Click to embiggen, if you don't believe there's a town there.

I know, it's too small to see at this scale, but at the end of that arrow is the town where I grew up. So, here it is up close:

You are here.
Remember, each of those dots is a person---about 6000 of them. And when I look at this, I not only "see" the neighborhoods where my friends once lived, but also something of the topography. Can you tell where the main road (and train tracks) go through town? Can you tell where the university is, with its abundance of students? Would it surprise you to learn that there's a mountain at the southeast edge of town (where the dots line up, but go no further)? Even without the street labels, I can make a pretty good guess of where my mother's house is, because there is an empty space on the map for the elementary school---just a block away from the house.

Does this help?

What about this? You can definitely see the mountains better.

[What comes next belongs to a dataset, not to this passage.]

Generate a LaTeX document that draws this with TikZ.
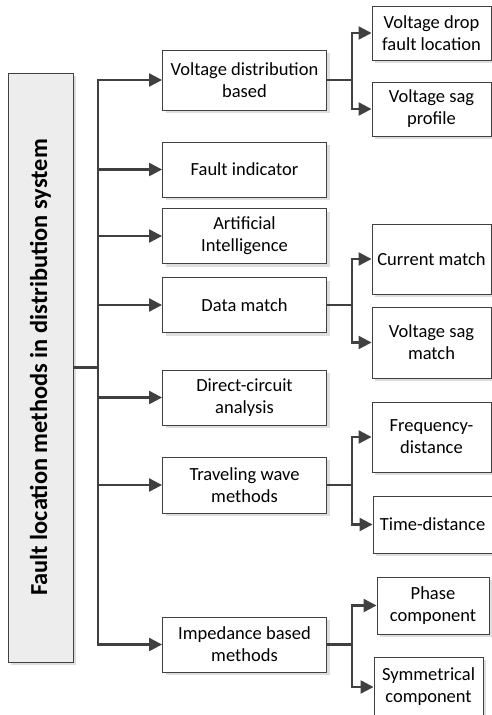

The interesting thing to me that the Census Dot map does is that while it doesn't hold surprises at a large-scale, the more I poke around in different towns, the more small-scale questions I have. I see things with this map, in terms of use of space and concentrations of population, that I can't see with the other maps.

Useful or not for schools? I think it's another tool in the arsenal. What do those distributions of population tell you about the needs for access to public services---and is that happening? What about arts and culture? School buses are getting pretty sophisticated these days with GIS data, but I still wonder if there is something to learn from a look at population. What would this map tell us about the community we serve?

Go play and tell me what you divine from the dots: past, present, and future.